The first two things led to a PhD in mathematics (title; "Edge Waves on a Beach"). The third led me to applying maths to the stock market (transitionally doing a 'Post Doc' with the Graduate School of Management and then working for trading houses on Collins Street). As a Quantitative Analyst for a trading house you might:
(1) Familiarise yourself with the markets and the house's current problems.
(2) Develop mathematical/statistical/computer solutions.
(3) Teach the fund manager/sales force how to use that solution.
(4) Keep very quiet. Or publish your observations in financial newsletters.
Some of the work was exciting and made big money for the house, but I sometimes found that, while the sales force was always richly rewarded, the support staff were seen as an expense which could be cut in hard times. The alternatives were:
(1) To get on the telephone and sell product to clients.
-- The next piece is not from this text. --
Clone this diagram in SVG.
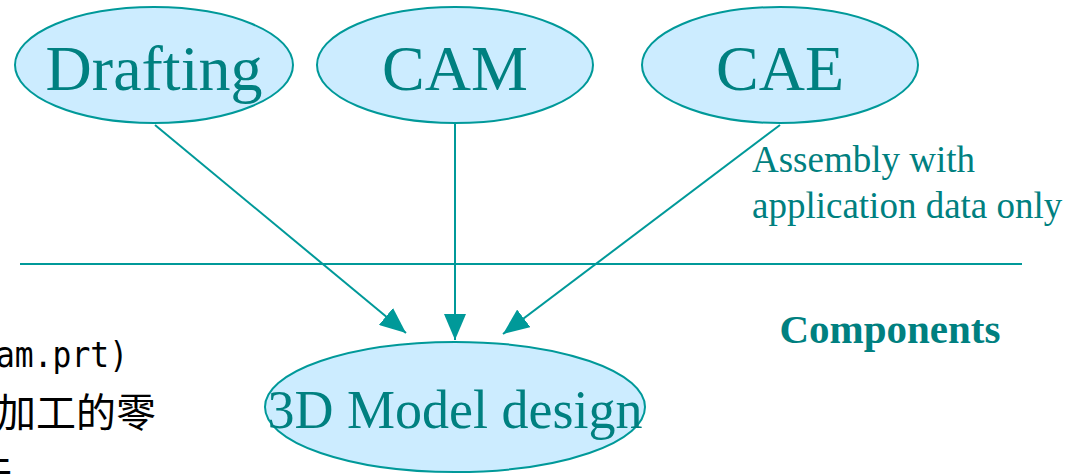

(2) To build models for the house and trade for the house.
(3) To build models for yourself and trade your own money.
(4) To combine all three, if you are lucky enough to find a house that allows it.
Having worked as a Quantitative-Analyst, Stock Broker and Principal Trader, I have not stopped being fascinated by the incredibly complex game that is the stock market. Mathematics and statistics have given me a huge advantage; particularly in: time series analysis, probability distributions, risk analysis, modelling and arbitrage.